# DATA EXTRACT
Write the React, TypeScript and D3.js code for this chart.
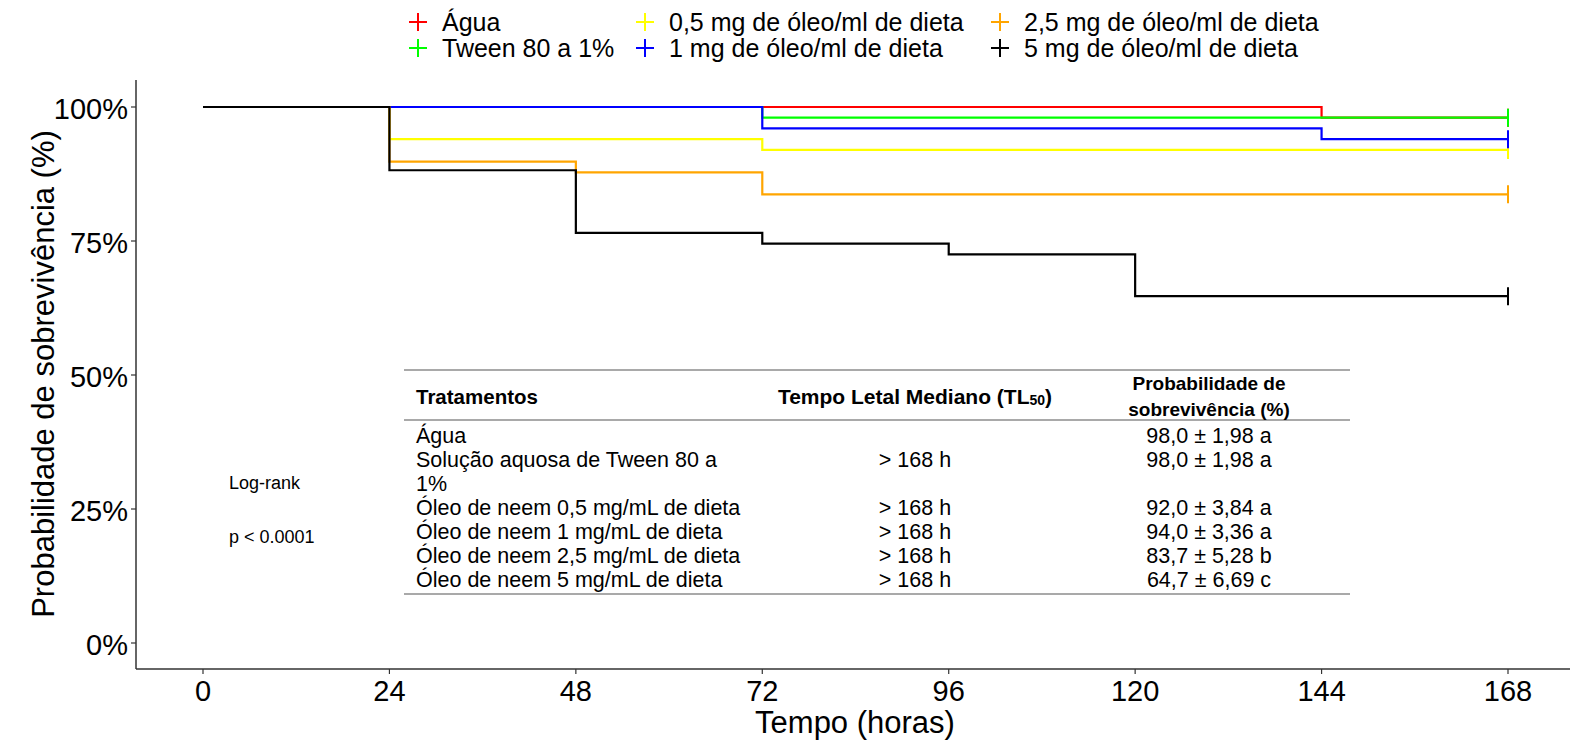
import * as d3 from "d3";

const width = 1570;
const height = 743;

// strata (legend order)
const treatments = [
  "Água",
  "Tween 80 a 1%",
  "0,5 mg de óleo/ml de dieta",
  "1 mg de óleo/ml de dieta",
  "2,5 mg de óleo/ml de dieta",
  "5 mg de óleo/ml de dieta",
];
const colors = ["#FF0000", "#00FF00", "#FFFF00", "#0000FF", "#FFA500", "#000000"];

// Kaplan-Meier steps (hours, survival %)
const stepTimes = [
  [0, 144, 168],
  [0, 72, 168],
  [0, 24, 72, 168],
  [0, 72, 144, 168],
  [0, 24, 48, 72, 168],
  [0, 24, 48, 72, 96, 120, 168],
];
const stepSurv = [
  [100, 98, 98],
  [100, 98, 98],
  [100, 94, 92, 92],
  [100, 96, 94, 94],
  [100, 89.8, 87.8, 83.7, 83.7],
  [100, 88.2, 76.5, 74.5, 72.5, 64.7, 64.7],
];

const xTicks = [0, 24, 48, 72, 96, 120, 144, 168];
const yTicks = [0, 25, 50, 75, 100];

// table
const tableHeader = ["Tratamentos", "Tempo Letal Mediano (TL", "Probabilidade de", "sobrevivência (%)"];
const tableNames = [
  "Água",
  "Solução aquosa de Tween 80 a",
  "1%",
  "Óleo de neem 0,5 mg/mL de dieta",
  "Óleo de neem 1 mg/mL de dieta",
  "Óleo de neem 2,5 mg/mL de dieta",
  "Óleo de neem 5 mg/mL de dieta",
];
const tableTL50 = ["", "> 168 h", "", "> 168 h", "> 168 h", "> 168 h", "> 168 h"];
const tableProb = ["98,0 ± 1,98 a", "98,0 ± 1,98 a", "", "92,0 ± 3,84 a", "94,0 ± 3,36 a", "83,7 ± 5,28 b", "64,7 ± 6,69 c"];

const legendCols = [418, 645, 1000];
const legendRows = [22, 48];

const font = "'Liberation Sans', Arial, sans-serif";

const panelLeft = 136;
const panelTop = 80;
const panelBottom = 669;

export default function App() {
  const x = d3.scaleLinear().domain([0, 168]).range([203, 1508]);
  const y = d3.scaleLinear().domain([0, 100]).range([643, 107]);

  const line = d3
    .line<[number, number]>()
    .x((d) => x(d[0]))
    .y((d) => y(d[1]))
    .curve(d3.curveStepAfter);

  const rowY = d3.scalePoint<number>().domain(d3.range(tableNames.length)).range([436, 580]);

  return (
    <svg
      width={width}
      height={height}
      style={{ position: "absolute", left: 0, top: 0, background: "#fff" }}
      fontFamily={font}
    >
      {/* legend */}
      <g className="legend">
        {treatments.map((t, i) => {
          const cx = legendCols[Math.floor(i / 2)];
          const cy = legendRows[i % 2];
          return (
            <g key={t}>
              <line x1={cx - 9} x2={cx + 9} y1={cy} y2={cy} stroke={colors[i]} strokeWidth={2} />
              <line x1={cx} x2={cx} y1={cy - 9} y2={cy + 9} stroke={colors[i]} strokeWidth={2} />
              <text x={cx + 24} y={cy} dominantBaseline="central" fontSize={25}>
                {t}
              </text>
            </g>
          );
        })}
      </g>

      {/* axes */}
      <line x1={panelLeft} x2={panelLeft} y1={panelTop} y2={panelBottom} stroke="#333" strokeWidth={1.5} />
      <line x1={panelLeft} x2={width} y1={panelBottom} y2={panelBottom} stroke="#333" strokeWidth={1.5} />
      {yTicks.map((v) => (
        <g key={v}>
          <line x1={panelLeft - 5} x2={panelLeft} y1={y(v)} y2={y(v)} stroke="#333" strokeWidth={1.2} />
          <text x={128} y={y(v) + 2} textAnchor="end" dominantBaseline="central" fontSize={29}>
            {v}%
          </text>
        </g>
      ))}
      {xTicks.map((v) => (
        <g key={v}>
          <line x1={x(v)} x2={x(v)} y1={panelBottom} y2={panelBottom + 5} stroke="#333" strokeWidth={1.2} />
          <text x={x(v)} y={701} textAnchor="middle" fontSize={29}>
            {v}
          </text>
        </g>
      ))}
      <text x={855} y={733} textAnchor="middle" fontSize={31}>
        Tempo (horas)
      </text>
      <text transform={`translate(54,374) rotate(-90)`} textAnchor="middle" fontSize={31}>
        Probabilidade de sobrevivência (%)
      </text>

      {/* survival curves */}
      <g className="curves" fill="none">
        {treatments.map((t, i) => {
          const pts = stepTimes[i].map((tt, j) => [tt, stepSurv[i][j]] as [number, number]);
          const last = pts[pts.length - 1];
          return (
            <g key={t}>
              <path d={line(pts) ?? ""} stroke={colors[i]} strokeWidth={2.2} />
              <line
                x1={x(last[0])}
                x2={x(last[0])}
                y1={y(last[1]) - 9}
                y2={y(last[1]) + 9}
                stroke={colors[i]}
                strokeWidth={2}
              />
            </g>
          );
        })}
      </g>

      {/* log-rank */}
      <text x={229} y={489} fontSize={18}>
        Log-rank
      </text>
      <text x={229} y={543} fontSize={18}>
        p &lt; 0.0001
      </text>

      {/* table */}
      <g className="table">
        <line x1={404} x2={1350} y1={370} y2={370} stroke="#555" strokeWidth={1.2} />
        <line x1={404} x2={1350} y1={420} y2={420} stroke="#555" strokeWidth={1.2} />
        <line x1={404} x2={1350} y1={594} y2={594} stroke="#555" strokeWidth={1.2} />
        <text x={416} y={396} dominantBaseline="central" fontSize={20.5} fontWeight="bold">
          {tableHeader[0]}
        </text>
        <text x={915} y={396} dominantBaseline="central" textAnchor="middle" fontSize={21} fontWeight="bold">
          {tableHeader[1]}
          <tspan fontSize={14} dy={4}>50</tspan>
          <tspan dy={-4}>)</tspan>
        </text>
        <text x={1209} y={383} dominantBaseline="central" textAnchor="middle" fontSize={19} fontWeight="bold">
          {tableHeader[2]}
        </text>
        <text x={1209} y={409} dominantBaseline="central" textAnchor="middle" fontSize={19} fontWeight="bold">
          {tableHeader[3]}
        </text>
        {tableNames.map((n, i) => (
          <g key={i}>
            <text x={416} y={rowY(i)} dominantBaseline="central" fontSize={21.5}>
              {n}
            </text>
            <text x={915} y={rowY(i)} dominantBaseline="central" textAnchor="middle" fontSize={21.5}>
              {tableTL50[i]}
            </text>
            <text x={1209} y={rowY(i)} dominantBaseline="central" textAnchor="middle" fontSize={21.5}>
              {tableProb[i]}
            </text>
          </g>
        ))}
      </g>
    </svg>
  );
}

# GIVEN REQUEST
Skip the pictures and restate exactly the lines from the beginning of the listing to the line with "const yTicks = [0, 25, 50, 75, 100];", that line included.

# RESULT FOR THIS TASK
Write the React, TypeScript and D3.js code for this chart.
import * as d3 from "d3";

const width = 1570;
const height = 743;

// strata (legend order)
const treatments = [
  "Água",
  "Tween 80 a 1%",
  "0,5 mg de óleo/ml de dieta",
  "1 mg de óleo/ml de dieta",
  "2,5 mg de óleo/ml de dieta",
  "5 mg de óleo/ml de dieta",
];
const colors = ["#FF0000", "#00FF00", "#FFFF00", "#0000FF", "#FFA500", "#000000"];

// Kaplan-Meier steps (hours, survival %)
const stepTimes = [
  [0, 144, 168],
  [0, 72, 168],
  [0, 24, 72, 168],
  [0, 72, 144, 168],
  [0, 24, 48, 72, 168],
  [0, 24, 48, 72, 96, 120, 168],
];
const stepSurv = [
  [100, 98, 98],
  [100, 98, 98],
  [100, 94, 92, 92],
  [100, 96, 94, 94],
  [100, 89.8, 87.8, 83.7, 83.7],
  [100, 88.2, 76.5, 74.5, 72.5, 64.7, 64.7],
];

const xTicks = [0, 24, 48, 72, 96, 120, 144, 168];
const yTicks = [0, 25, 50, 75, 100];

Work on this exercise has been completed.